__Goal__. Quote the whole listing exactly. Leave the pictures out of your copy.

__Given material__.
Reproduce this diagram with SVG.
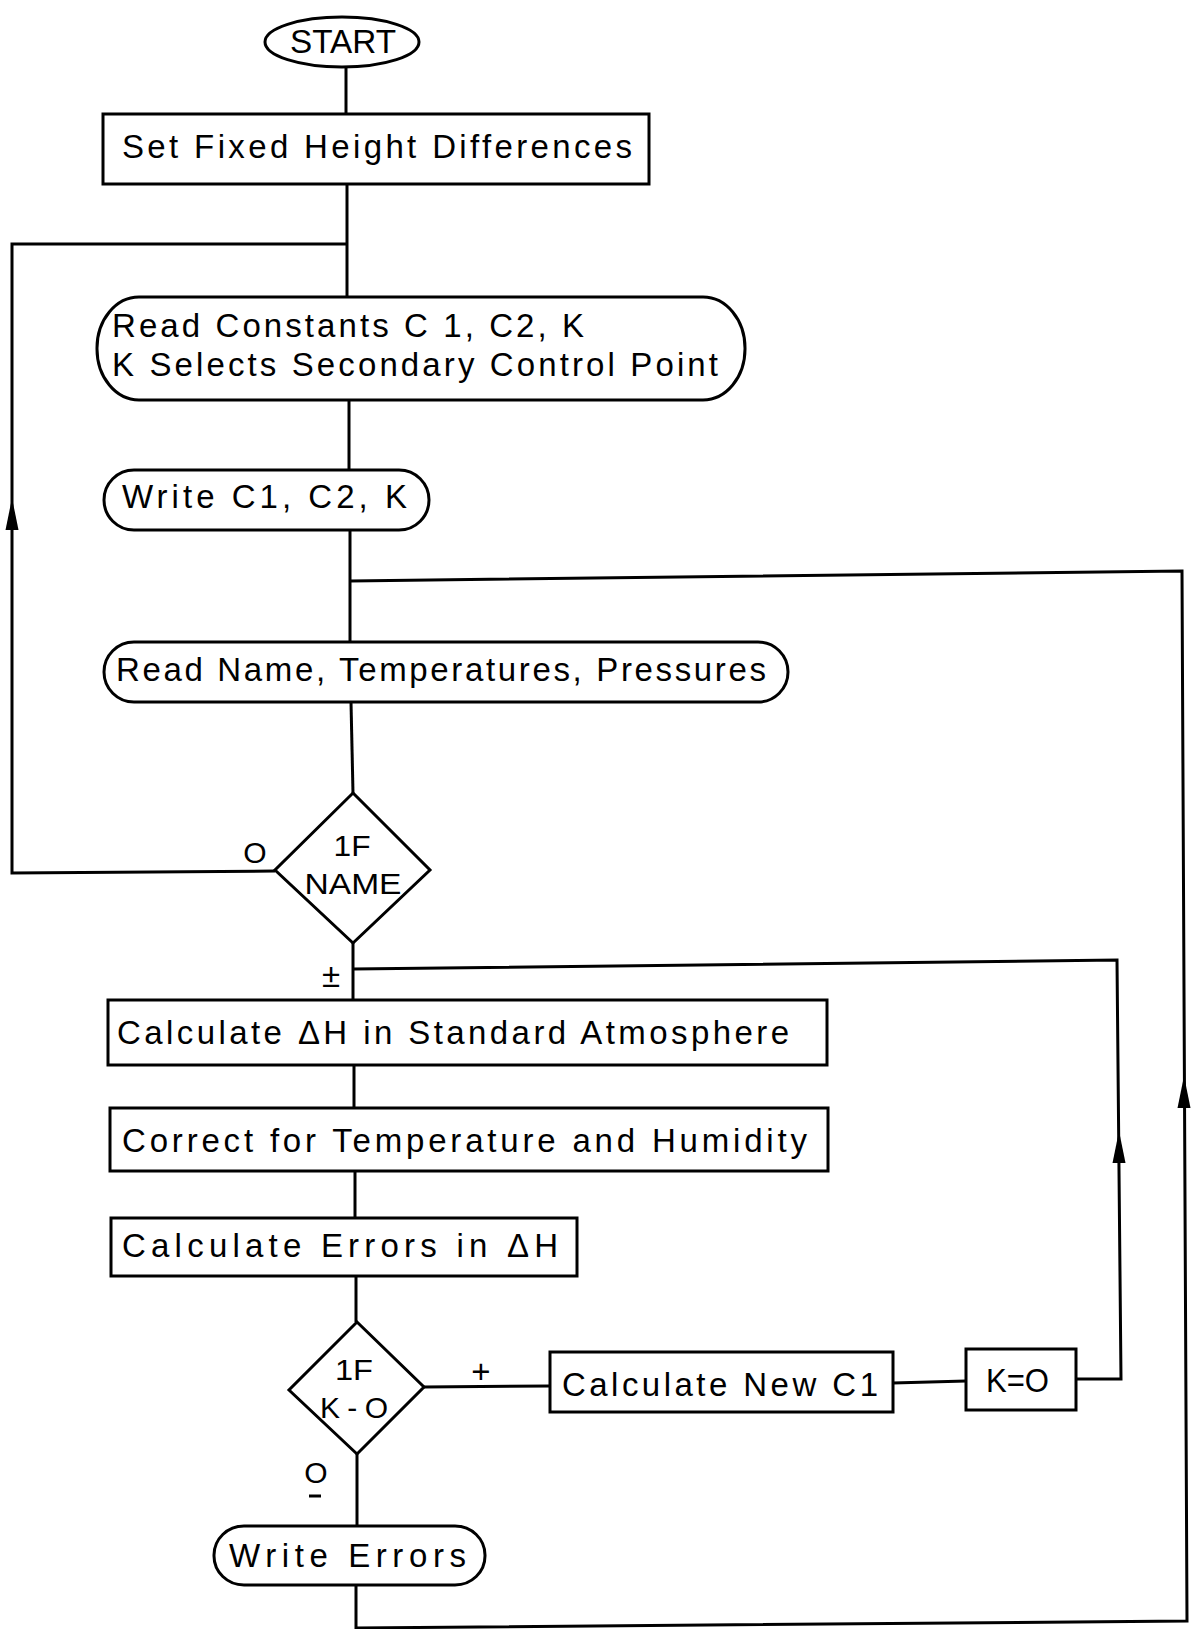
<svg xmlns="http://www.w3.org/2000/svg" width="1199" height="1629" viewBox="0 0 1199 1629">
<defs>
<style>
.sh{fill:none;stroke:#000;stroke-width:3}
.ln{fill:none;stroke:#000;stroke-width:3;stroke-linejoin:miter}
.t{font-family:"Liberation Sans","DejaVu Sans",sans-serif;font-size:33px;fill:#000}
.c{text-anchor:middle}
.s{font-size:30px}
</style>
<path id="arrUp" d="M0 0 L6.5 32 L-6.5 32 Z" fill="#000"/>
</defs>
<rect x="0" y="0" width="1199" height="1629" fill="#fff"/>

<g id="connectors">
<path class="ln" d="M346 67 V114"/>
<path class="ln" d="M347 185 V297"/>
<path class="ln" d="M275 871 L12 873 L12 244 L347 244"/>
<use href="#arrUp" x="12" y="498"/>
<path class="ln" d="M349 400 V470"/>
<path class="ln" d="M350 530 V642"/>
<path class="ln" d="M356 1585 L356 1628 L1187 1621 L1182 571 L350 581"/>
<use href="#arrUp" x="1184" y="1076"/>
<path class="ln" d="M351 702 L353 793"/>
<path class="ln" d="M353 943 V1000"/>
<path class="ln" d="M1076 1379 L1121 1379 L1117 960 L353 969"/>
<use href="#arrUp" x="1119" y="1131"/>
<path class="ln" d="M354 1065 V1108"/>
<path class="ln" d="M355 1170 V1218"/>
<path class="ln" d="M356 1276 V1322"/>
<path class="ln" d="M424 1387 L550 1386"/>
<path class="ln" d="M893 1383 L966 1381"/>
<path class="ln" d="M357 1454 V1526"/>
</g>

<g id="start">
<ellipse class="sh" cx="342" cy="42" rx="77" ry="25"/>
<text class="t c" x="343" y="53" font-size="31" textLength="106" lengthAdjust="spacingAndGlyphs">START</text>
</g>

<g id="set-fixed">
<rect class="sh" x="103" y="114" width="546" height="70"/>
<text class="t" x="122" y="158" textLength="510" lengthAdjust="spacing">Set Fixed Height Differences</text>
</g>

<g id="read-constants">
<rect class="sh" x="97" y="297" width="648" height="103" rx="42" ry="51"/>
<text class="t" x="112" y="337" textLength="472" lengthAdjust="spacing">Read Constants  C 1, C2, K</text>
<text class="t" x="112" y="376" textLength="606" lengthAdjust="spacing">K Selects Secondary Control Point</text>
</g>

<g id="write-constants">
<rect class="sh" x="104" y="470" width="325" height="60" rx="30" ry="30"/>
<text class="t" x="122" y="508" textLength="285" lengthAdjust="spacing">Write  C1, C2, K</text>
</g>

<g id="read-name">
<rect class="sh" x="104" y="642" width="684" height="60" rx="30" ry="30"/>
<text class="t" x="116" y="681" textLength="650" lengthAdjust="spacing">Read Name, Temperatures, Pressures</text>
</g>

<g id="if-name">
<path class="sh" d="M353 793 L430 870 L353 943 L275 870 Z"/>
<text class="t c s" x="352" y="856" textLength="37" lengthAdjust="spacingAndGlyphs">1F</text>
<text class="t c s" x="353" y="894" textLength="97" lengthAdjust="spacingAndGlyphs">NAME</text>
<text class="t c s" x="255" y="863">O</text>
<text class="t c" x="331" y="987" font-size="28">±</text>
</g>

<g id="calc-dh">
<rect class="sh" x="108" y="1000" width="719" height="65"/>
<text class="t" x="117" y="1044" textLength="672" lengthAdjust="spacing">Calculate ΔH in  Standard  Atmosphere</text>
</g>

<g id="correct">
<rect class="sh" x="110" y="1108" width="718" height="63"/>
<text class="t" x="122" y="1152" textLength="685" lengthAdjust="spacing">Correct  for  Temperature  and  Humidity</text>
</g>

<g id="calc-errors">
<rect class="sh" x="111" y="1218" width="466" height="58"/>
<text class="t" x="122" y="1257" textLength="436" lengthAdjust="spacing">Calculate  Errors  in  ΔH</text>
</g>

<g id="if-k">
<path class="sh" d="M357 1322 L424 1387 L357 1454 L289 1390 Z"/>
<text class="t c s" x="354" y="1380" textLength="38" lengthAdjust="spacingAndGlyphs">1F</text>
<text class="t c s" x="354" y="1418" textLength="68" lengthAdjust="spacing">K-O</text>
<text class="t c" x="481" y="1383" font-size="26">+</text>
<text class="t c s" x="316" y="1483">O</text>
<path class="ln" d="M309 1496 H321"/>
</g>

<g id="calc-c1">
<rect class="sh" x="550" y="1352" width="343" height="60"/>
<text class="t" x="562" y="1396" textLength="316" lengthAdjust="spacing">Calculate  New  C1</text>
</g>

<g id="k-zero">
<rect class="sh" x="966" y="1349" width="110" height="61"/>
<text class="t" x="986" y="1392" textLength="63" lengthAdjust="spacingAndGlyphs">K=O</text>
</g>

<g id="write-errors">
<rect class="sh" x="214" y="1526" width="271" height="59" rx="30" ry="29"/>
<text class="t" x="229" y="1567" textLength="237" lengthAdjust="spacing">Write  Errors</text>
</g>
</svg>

__Final answer__.
Reproduce this diagram with SVG.
<svg xmlns="http://www.w3.org/2000/svg" width="1199" height="1629" viewBox="0 0 1199 1629">
<defs>
<style>
.sh{fill:none;stroke:#000;stroke-width:3}
.ln{fill:none;stroke:#000;stroke-width:3;stroke-linejoin:miter}
.t{font-family:"Liberation Sans","DejaVu Sans",sans-serif;font-size:33px;fill:#000}
.c{text-anchor:middle}
.s{font-size:30px}
</style>
<path id="arrUp" d="M0 0 L6.5 32 L-6.5 32 Z" fill="#000"/>
</defs>
<rect x="0" y="0" width="1199" height="1629" fill="#fff"/>

<g id="connectors">
<path class="ln" d="M346 67 V114"/>
<path class="ln" d="M347 185 V297"/>
<path class="ln" d="M275 871 L12 873 L12 244 L347 244"/>
<use href="#arrUp" x="12" y="498"/>
<path class="ln" d="M349 400 V470"/>
<path class="ln" d="M350 530 V642"/>
<path class="ln" d="M356 1585 L356 1628 L1187 1621 L1182 571 L350 581"/>
<use href="#arrUp" x="1184" y="1076"/>
<path class="ln" d="M351 702 L353 793"/>
<path class="ln" d="M353 943 V1000"/>
<path class="ln" d="M1076 1379 L1121 1379 L1117 960 L353 969"/>
<use href="#arrUp" x="1119" y="1131"/>
<path class="ln" d="M354 1065 V1108"/>
<path class="ln" d="M355 1170 V1218"/>
<path class="ln" d="M356 1276 V1322"/>
<path class="ln" d="M424 1387 L550 1386"/>
<path class="ln" d="M893 1383 L966 1381"/>
<path class="ln" d="M357 1454 V1526"/>
</g>

<g id="start">
<ellipse class="sh" cx="342" cy="42" rx="77" ry="25"/>
<text class="t c" x="343" y="53" font-size="31" textLength="106" lengthAdjust="spacingAndGlyphs">START</text>
</g>

<g id="set-fixed">
<rect class="sh" x="103" y="114" width="546" height="70"/>
<text class="t" x="122" y="158" textLength="510" lengthAdjust="spacing">Set Fixed Height Differences</text>
</g>

<g id="read-constants">
<rect class="sh" x="97" y="297" width="648" height="103" rx="42" ry="51"/>
<text class="t" x="112" y="337" textLength="472" lengthAdjust="spacing">Read Constants  C 1, C2, K</text>
<text class="t" x="112" y="376" textLength="606" lengthAdjust="spacing">K Selects Secondary Control Point</text>
</g>

<g id="write-constants">
<rect class="sh" x="104" y="470" width="325" height="60" rx="30" ry="30"/>
<text class="t" x="122" y="508" textLength="285" lengthAdjust="spacing">Write  C1, C2, K</text>
</g>

<g id="read-name">
<rect class="sh" x="104" y="642" width="684" height="60" rx="30" ry="30"/>
<text class="t" x="116" y="681" textLength="650" lengthAdjust="spacing">Read Name, Temperatures, Pressures</text>
</g>

<g id="if-name">
<path class="sh" d="M353 793 L430 870 L353 943 L275 870 Z"/>
<text class="t c s" x="352" y="856" textLength="37" lengthAdjust="spacingAndGlyphs">1F</text>
<text class="t c s" x="353" y="894" textLength="97" lengthAdjust="spacingAndGlyphs">NAME</text>
<text class="t c s" x="255" y="863">O</text>
<text class="t c" x="331" y="987" font-size="28">±</text>
</g>

<g id="calc-dh">
<rect class="sh" x="108" y="1000" width="719" height="65"/>
<text class="t" x="117" y="1044" textLength="672" lengthAdjust="spacing">Calculate ΔH in  Standard  Atmosphere</text>
</g>

<g id="correct">
<rect class="sh" x="110" y="1108" width="718" height="63"/>
<text class="t" x="122" y="1152" textLength="685" lengthAdjust="spacing">Correct  for  Temperature  and  Humidity</text>
</g>

<g id="calc-errors">
<rect class="sh" x="111" y="1218" width="466" height="58"/>
<text class="t" x="122" y="1257" textLength="436" lengthAdjust="spacing">Calculate  Errors  in  ΔH</text>
</g>

<g id="if-k">
<path class="sh" d="M357 1322 L424 1387 L357 1454 L289 1390 Z"/>
<text class="t c s" x="354" y="1380" textLength="38" lengthAdjust="spacingAndGlyphs">1F</text>
<text class="t c s" x="354" y="1418" textLength="68" lengthAdjust="spacing">K-O</text>
<text class="t c" x="481" y="1383" font-size="26">+</text>
<text class="t c s" x="316" y="1483">O</text>
<path class="ln" d="M309 1496 H321"/>
</g>

<g id="calc-c1">
<rect class="sh" x="550" y="1352" width="343" height="60"/>
<text class="t" x="562" y="1396" textLength="316" lengthAdjust="spacing">Calculate  New  C1</text>
</g>

<g id="k-zero">
<rect class="sh" x="966" y="1349" width="110" height="61"/>
<text class="t" x="986" y="1392" textLength="63" lengthAdjust="spacingAndGlyphs">K=O</text>
</g>

<g id="write-errors">
<rect class="sh" x="214" y="1526" width="271" height="59" rx="30" ry="29"/>
<text class="t" x="229" y="1567" textLength="237" lengthAdjust="spacing">Write  Errors</text>
</g>
</svg>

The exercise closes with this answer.